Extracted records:
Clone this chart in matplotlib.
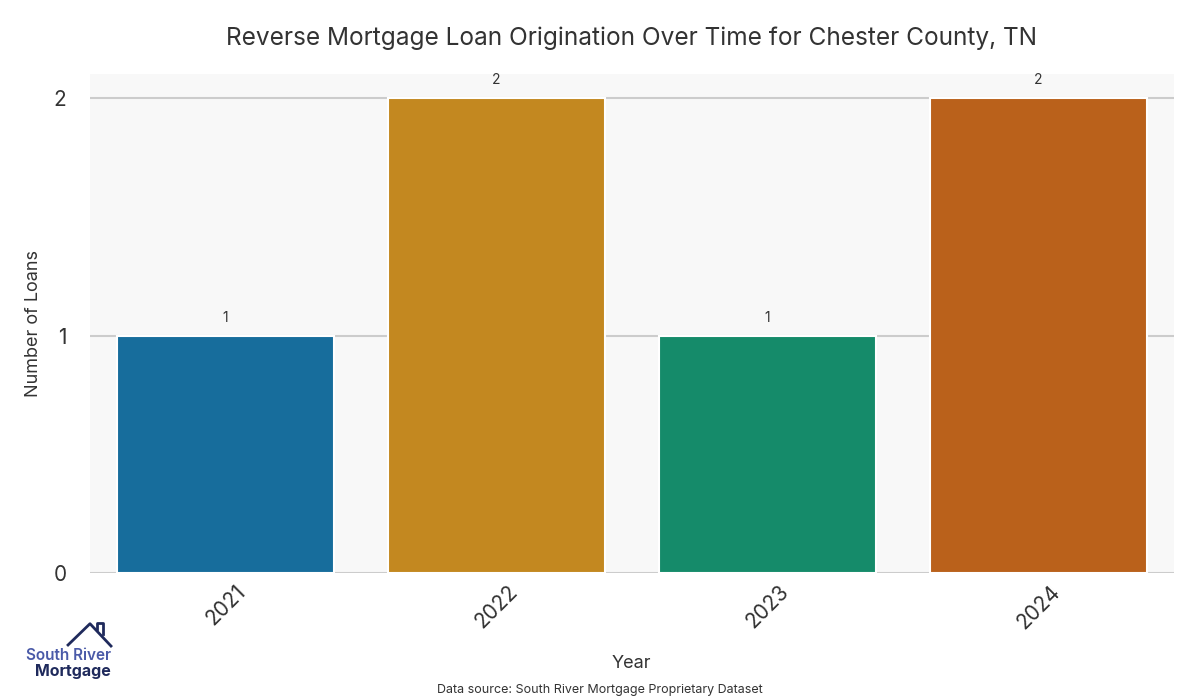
import matplotlib.pyplot as plt
import seaborn as sns
from matplotlib.lines import Line2D

years = ["2021", "2022", "2023", "2024"]
loans = [1, 2, 1, 2]

title = "Reverse Mortgage Loan Origination Over Time for Chester County, TN"
source = "Data source: South River Mortgage Proprietary Dataset"

plt.rcParams['font.family'] = ['Inter', 'DejaVu Sans']

colors = [sns.desaturate(c, 0.75) for c in sns.color_palette("colorblind", 4)]

fig = plt.figure(figsize=(12, 7), dpi=100)
ax = fig.add_axes([0.075, 0.181, 0.903, 0.713])
ax.set_facecolor("#f8f8f8")

bars = ax.bar(range(len(years)), loans, width=0.8, color=colors,
              edgecolor="white", linewidth=1.5, zorder=3)
for b, v in zip(bars, loans):
    ax.text(b.get_x() + b.get_width() / 2, v + 0.045, str(v),
            ha="center", va="bottom", fontsize=10, color="#333333")

ax.set_xlim(-0.5, 3.5)
ax.set_ylim(0, 2.1)
ax.set_yticks([0, 1, 2])
ax.set_xticks(range(len(years)))
ax.set_xticklabels(years, rotation=45, fontsize=15, color="#333333")
ax.tick_params(axis="y", labelsize=15, colors="#333333", length=0, pad=17)
ax.tick_params(axis="x", length=0, pad=6)
ax.grid(axis="y", color="#cccccc", linewidth=1.5, zorder=0)
for s in ax.spines.values():
    s.set_visible(False)

ax.set_xlabel("Year", fontsize=13, color="#333333", labelpad=16)
ax.set_ylabel("Number of Loans", fontsize=13, color="#333333", labelpad=8)
fig.text(0.526, 0.945, title, ha="center", va="center", fontsize=17.6, color="#333333")
fig.text(0.5, 0.015, source, ha="center", va="center", fontsize=9, color="#333333")

# logo
fig.text(0.0925, 0.064, "South River", fontsize=11, color="#4a5aa8", weight="semibold",
         ha="right", va="center")
fig.text(0.0925, 0.041, "Mortgage", fontsize=11.5, color="#1f2a5c", weight="bold",
         ha="right", va="center")
fig.add_artist(Line2D([0.0567, 0.075, 0.0925], [0.0786, 0.109, 0.0771],
                      color="#1f2a5c", linewidth=2, transform=fig.transFigure))
fig.add_artist(Line2D([0.081, 0.081, 0.086, 0.086], [0.102, 0.110, 0.110, 0.094],
                      color="#1f2a5c", linewidth=2, transform=fig.transFigure))

fig.savefig("out.png", dpi=100)
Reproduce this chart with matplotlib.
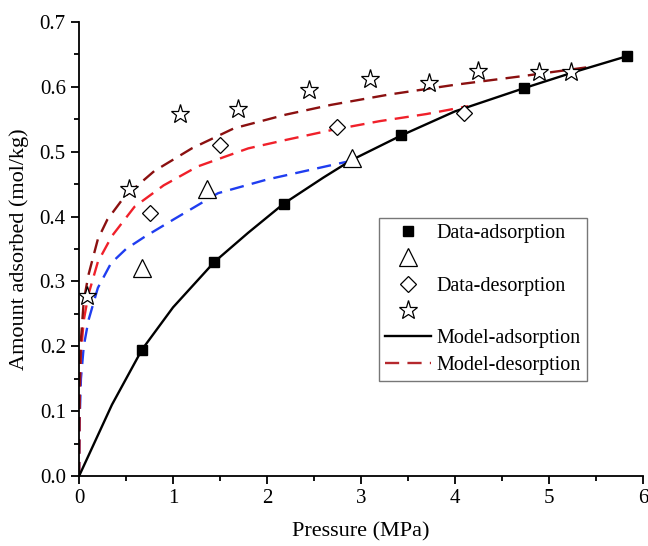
import matplotlib

matplotlib.use("Agg")
import matplotlib.pyplot as plt
from matplotlib.lines import Line2D
from matplotlib.ticker import FormatStrFormatter, MultipleLocator

plt.rcParams["font.family"] = ["Liberation Serif", "DejaVu Serif"]

# measured points
ads_p = [0.67, 1.44, 2.18, 3.43, 4.74, 5.83]
ads_q = [0.195, 0.330, 0.420, 0.525, 0.598, 0.647]
tri_p = [0.67, 1.36, 2.90]
tri_q = [0.320, 0.442, 0.490]
dia_p = [0.75, 1.50, 2.75, 4.10]
dia_q = [0.405, 0.510, 0.538, 0.560]
star_p = [0.08, 0.53, 1.07, 1.69, 2.45, 3.10, 3.72, 4.25, 4.89, 5.24]
star_q = [0.278, 0.443, 0.558, 0.565, 0.595, 0.612, 0.605, 0.624, 0.622, 0.623]

# model curves
mod_ads_p = [0.0, 0.35, 0.67, 1.0, 1.44, 1.8, 2.18, 2.6, 2.9, 3.43, 4.0, 4.74, 5.3, 5.83]
mod_ads_q = [0.0, 0.11, 0.195, 0.26, 0.33, 0.375, 0.42, 0.46, 0.487, 0.525, 0.562, 0.598, 0.624, 0.647]

blue_p = [0.0, 0.005, 0.02, 0.05, 0.1, 0.2, 0.34, 0.5, 0.69, 1.0, 1.48, 2.0, 2.68, 2.9]
blue_q = [0.0, 0.08, 0.15, 0.20, 0.24, 0.29, 0.328, 0.35, 0.368, 0.395, 0.436, 0.457, 0.479, 0.486]
red_p = [0.0, 0.005, 0.02, 0.05, 0.1, 0.2, 0.35, 0.59, 0.9, 1.26, 1.8, 2.2, 2.68, 3.2, 3.7, 4.14]
red_q = [0.0, 0.12, 0.19, 0.24, 0.28, 0.33, 0.37, 0.415, 0.448, 0.477, 0.505, 0.518, 0.533, 0.547, 0.558, 0.570]
brown_p = [0.0, 0.005, 0.02, 0.05, 0.1, 0.2, 0.3, 0.48, 0.8, 1.2, 1.65, 2.2, 2.68, 3.3, 4.0, 4.7, 5.41]
brown_q = [0.0, 0.14, 0.21, 0.27, 0.31, 0.365, 0.395, 0.43, 0.47, 0.505, 0.536, 0.557, 0.572, 0.588, 0.603, 0.616, 0.630]

legend_labels = ["Data-adsorption", " ", "Data-desorption", " ", "Model-adsorption", "Model-desorption"]

fig = plt.figure(figsize=(6.48, 5.46), dpi=100)
ax = fig.add_axes([0.122, 0.128, 0.870, 0.832])

dash = (0, (6, 3.5))
ax.plot(blue_p, blue_q, color="#1f3df0", lw=1.7, linestyle=dash)
ax.plot(red_p, red_q, color="#f0202a", lw=1.7, linestyle=dash)
ax.plot(brown_p, brown_q, color="#8b1010", lw=1.7, linestyle=dash)
ax.plot(mod_ads_p, mod_ads_q, color="black", lw=1.7)

ax.plot(ads_p, ads_q, "s", color="black", ms=7, zorder=5)
ax.plot(tri_p, tri_q, "^", mfc="white", mec="black", ms=13, mew=0.9, zorder=5)
ax.plot(dia_p, dia_q, "D", mfc="white", mec="black", ms=8, mew=0.9, zorder=5)
ax.plot(star_p, star_q, "*", mfc="white", mec="black", ms=14, mew=0.9, zorder=5)

ax.set_xlim(0, 6)
ax.set_ylim(0, 0.7)
ax.xaxis.set_major_locator(MultipleLocator(1))
ax.xaxis.set_minor_locator(MultipleLocator(0.5))
ax.yaxis.set_major_locator(MultipleLocator(0.1))
ax.yaxis.set_minor_locator(MultipleLocator(0.05))
ax.yaxis.set_major_formatter(FormatStrFormatter("%.1f"))
for s in ("top", "right"):
    ax.spines[s].set_visible(False)
for s in ("left", "bottom"):
    ax.spines[s].set_linewidth(1.3)
ax.tick_params(which="major", length=6, width=1.3, labelsize=15, direction="out")
ax.tick_params(which="minor", length=3.5, width=1.3, direction="out")
ax.set_xlabel("Pressure (MPa)", fontsize=16, labelpad=10)
ax.set_ylabel("Amount adsorbed (mol/kg)", fontsize=16, labelpad=8)

handles = [
    Line2D([], [], marker="s", color="black", ls="none", ms=7),
    Line2D([], [], marker="^", mfc="white", mec="black", ls="none", ms=13, mew=0.9),
    Line2D([], [], marker="D", mfc="white", mec="black", ls="none", ms=8, mew=0.9),
    Line2D([], [], marker="*", mfc="white", mec="black", ls="none", ms=14, mew=0.9),
    Line2D([], [], color="black", lw=1.7),
    Line2D([], [], color="#b5282d", lw=1.7, linestyle=dash),
]
leg = fig.legend(handles, legend_labels, loc="upper left", bbox_to_anchor=(0.585, 0.601),
                 fontsize=14.5, frameon=True, fancybox=False, edgecolor="#555555",
                 handlelength=2.3, handletextpad=0.25, labelspacing=0.36,
                 borderpad=0.3, borderaxespad=0)
leg.get_frame().set_linewidth(1.0)

fig.savefig("out.png", dpi=100)
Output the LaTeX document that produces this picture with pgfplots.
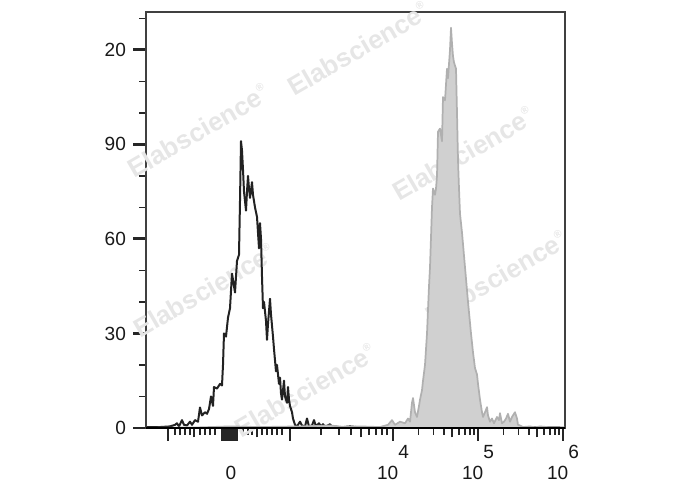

§ Task directions: Find the word "with" in the data and show each line that holds it.

§ Output below:
Reproduce this chart with matplotlib.
Output the LaTeX document that produces this picture with pgfplots.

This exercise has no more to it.